Jesus was silent on the subject of homosexuality generally, but had a lot to say and do for minorities. For instance, he frequently held up Gentiles, people who did not believe in Yahweh, as examples of great faith, like the Roman centurion and the Syrophoenician woman. He appeared to Peter in a vision and said "Let no man call unclean what God has made clean," which caused the early Jewish Christians to abandon their tribalism (they were "God's chosen people") and accept people of other backgrounds as brothers and sisters. He preached a parable about a Good Samaritan being more holy in God's eyes than a priest or a Levite. This would be like a neo-Nazi telling a positive story about a black man. This is also the same Christianity that proclaims loudly that "You are all sons of God through faith in Christ Jesus, for all of you who were baptized into Christ have clothed yourselves with Christ. There is neither Jew nor Greek, slave nor free, male nor female, for you are all one in Christ Jesus." The kinds of things he did not say were "Black people are inferior to white people" (unless you think the Mormons represent all Christianity, and even they changed it eventually) or "Jews are better than everybody". He spent his public life reviling the most religious people in his religion and had no respect for class.

I admit that the record of Christians through the ages toward minorities is mixed (witness the Abolitionists vs. the Race Rehabilitationists, or today's religious right vs. the Christian left).

"Christianity has traditionally regulated sex, marriage, reproduction and family life very strictly."

It's true Jesus did affirm the Jewish view that marriage is when "a man will leave his father and mother and be united to his wife, and they will become one flesh." But he also said that a man's right to divorce his wife for any reason (which his culture promulgated) was illegitimate, and that divorce apart from infidelity was adultery. For the man this is stricter; for the woman this is safer. He elevated the rights of the woman in marriage to equal to the man's. Paul did this too when he said that "the wife's body does not belong to her alone but also to her husband. In the same way, the husband's body does not belong to him alone but also to his wife." And it's true that Jesus believed in sex within the confines of marriage but not otherwise. But I think his treatment of prostitutes tells us more about how important he thought issues of sexual sin were.
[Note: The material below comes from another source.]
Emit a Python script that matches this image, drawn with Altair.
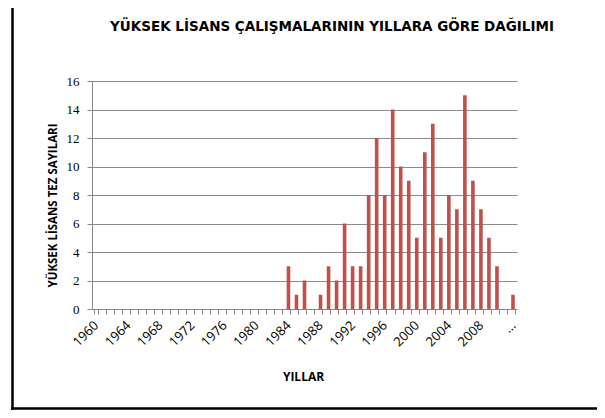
import altair as alt
import pandas as pd

years = [str(y) for y in range(1960, 2012)] + ["..."]
counts = [0] * 24 + [3, 1, 2, 0, 1, 3, 2, 6, 3, 3, 8, 12, 8, 14, 10, 9, 5, 11, 13, 5, 8, 7, 15, 9, 7, 5, 3, 0, 1]
shown_labels = [str(y) for y in range(1960, 2012, 4)] + ["..."]
y_ticks = [0, 2, 4, 6, 8, 10, 12, 14, 16]

title_text = "YÜKSEK LİSANS ÇALIŞMALARININ YILLARA GÖRE DAĞILIMI"
x_title = "YILLAR"
y_title = "YÜKSEK LİSANS TEZ  SAYILARI"

df = pd.DataFrame({"yil": years, "sayi": counts})

label_list = "[" + ",".join("'" + s + "'" for s in shown_labels) + "]"

bars = alt.Chart(df).mark_bar(color="#C0504D").encode(
    x=alt.X(
        "yil:N",
        sort=years,
        scale=alt.Scale(paddingInner=0.55, paddingOuter=0.275),
        axis=alt.Axis(
            title=x_title,
            titleFont="Open Sans",
            titleFontSize=12,
            titleFontWeight="bold",
            titleColor="#000000",
            titleX=211,
            titleY=67,
            titleBaseline="middle",
            titleAlign="center",
            labelExpr="indexof(" + label_list + ", datum.label) >= 0 ? datum.label : ''",
            labelAngle=-45,
            labelAlign="right",
            labelBaseline="middle",
            labelFont="Open Sans",
            labelFontSize=13,
            labelColor="#000000",
            labelPadding=9,
            labelOverlap=False,
            tickBand="extent",
            tickSize=5,
            tickColor="#868686",
            domainColor="#868686",
            grid=False,
        ),
    ),
    y=alt.Y(
        "sayi:Q",
        scale=alt.Scale(domain=[0, 16], nice=False),
        axis=alt.Axis(
            values=y_ticks,
            title=y_title,
            titleFont="Open Sans",
            titleFontSize=11.5,
            titleFontWeight="bold",
            titleColor="#000000",
            titleAngle=-90,
            titleX=-39,
            titleY=124,
            titleAlign="center",
            titleBaseline="middle",
            labelFont="Liberation Serif",
            labelFontSize=13,
            labelColor="#000000",
            labelPadding=8,
            tickSize=5,
            tickColor="#868686",
            domainColor="#868686",
            gridColor="#8C8C8C",
            gridWidth=1,
        ),
    ),
)

frame_df = pd.DataFrame({"a": [0]})
left_line = alt.Chart(frame_df).mark_rule(color="#000000", strokeWidth=2.5).encode(
    x=alt.value(-79.5), y=alt.value(-81), y2=alt.value(330)
)
bottom_line = alt.Chart(frame_df).mark_rule(color="#000000", strokeWidth=2.5).encode(
    x=alt.value(-81), x2=alt.value(505), y=alt.value(327.5)
)
title_mark = alt.Chart(frame_df).mark_text(
    font="DejaVu Sans",
    fontSize=13.5,
    fontWeight="bold",
    color="#000000",
    align="center",
    baseline="alphabetic",
).encode(x=alt.value(240), y=alt.value(-50), text=alt.value(title_text))

chart = alt.layer(bars, left_line, bottom_line, title_mark).properties(
    width=425,
    height=228,
    autosize=alt.AutoSizeParams(type="none"),
    padding={"left": 84, "top": 73, "right": 80, "bottom": 101},
).configure_view(stroke=None)

chart.save("out.html", embed_options={"renderer": "svg", "actions": False})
"Christianity has traditionally supported economic and political policies that produce large economic and social inequalities."

In Jesus we find a penniless preacher, not a political program. Remember, the same Jews that welcomed him in to Jerusalem on Sunday as the political Messiah who would free Israel and rule the new kingdom killed him days later after he preached in the temple square daily. What did he say, I wonder? There is some speculation that he freed the Jews from the very illusion you ascribe to Christianity; that it has a well-defined political or social program. When Pilate was trying Jesus for treason, he asked if Jesus was a king. He responded, "My kingdom is not of this world."

Your statement applies with more force to modern capitalism than Christianity, as in "Modern capitalism has traditionally supported..." You could also say "The Hindu caste system" or "Communist China" though.

"Christianity has traditionally taught the reality of heaven and hell, judgment and damnation, and that unrepentant sinners are cast into hell where they are punished for all eternity."

That's more or less true, Jesus talked about it a good deal. I'll give you the reality of heaven and hell, judgment, and damnation. Who exactly goes to hell and what exactly is going on there are subjects of considerable debate in the breadth of Christian tradition.

What I fail to see is how this meme has affected humanity. Unlike the others in your list, this is a point of theology without an obvious story of woe attached. Bach? Dante? Thomas Aquinas? They believed this story and it didn't seem to make them into serial killers. I believe this story and all I am is a Christian blog commenter who is feeling a bit snarky at the moment.

"This all seems to be considerably more consistent with James Dobson's version of Christianity than with contemporary liberal Christianty, which often seems to be little more than the Golden Rule dressed up in a bit of religious drag."

So let's be frank. You make sweeping generalizations about my religion, compare two sects to each other and decide that one is more faithful to the breadth of Christian tradition than the other, which breadth you show no signs of acknowledging or understanding. You would rather trot out the same tired cases and tropes of the evils of organized Christianity; as if every other society had no evils of its own! As if the evils of Christianity were beyond comparison! How is that less hidebound and anti-intellectual than the fundamentalists themselves? How am I supposed to intelligently come around to your views? Maybe I haven't been snorting the same propaganda.

hamletta said "I think comparing him to the whole of Christian history is dopey." You said "Why?" Well, the answer is that you can make broader generalizations the wider you draw your view, but the generalizations are more likely to be wrong. The devil is in the details, but God is in the details too. On a scale from dopey to inane, I give your generalizations a resounding 10.

So you ask, "Why? The claim was that James Dobson, and presumably conservative Christians in general, does not represent real or authentic or true Christianity. Why should we believe contemporary liberal Christianity is more real or authentic or true as Christianity than Dobson's variety?"

Well, I guess to answer that question we would have to take up a long comparative study and define things like "true Christianity" and "represent". I've made a few quotations and claims above that suggest my idea of true Christianity, and I could go on.

The dominant threads I might suggest as a starting point are "But he said to me, "My grace is sufficient for you, for my power is made perfect in weakness." Therefore I will boast all the more gladly about my weaknesses, so that Christ's power may rest on me. That is why, for Christ's sake, I delight in weaknesses, in insults, in hardships, in persecutions, in difficulties. For when I am weak, then I am strong." and "Who, being in very nature God, did not consider equality with God something to be grasped, but made himself nothing, taking the very nature of a servant, being made in human likeness. And being found in appearance as a man, he humbled himself and became obedient to death—even death on a cross!"

But it's sufficient just to say that the arguments are fraught with difficulty and intelligent people have disagreed for hundreds of years, so strong statements like yours are not credible.

So I'll let Billy Madison have my last word:

"Everyone in this room is now dumber for having listened to it. I award you no points, and may God have mercy on your soul."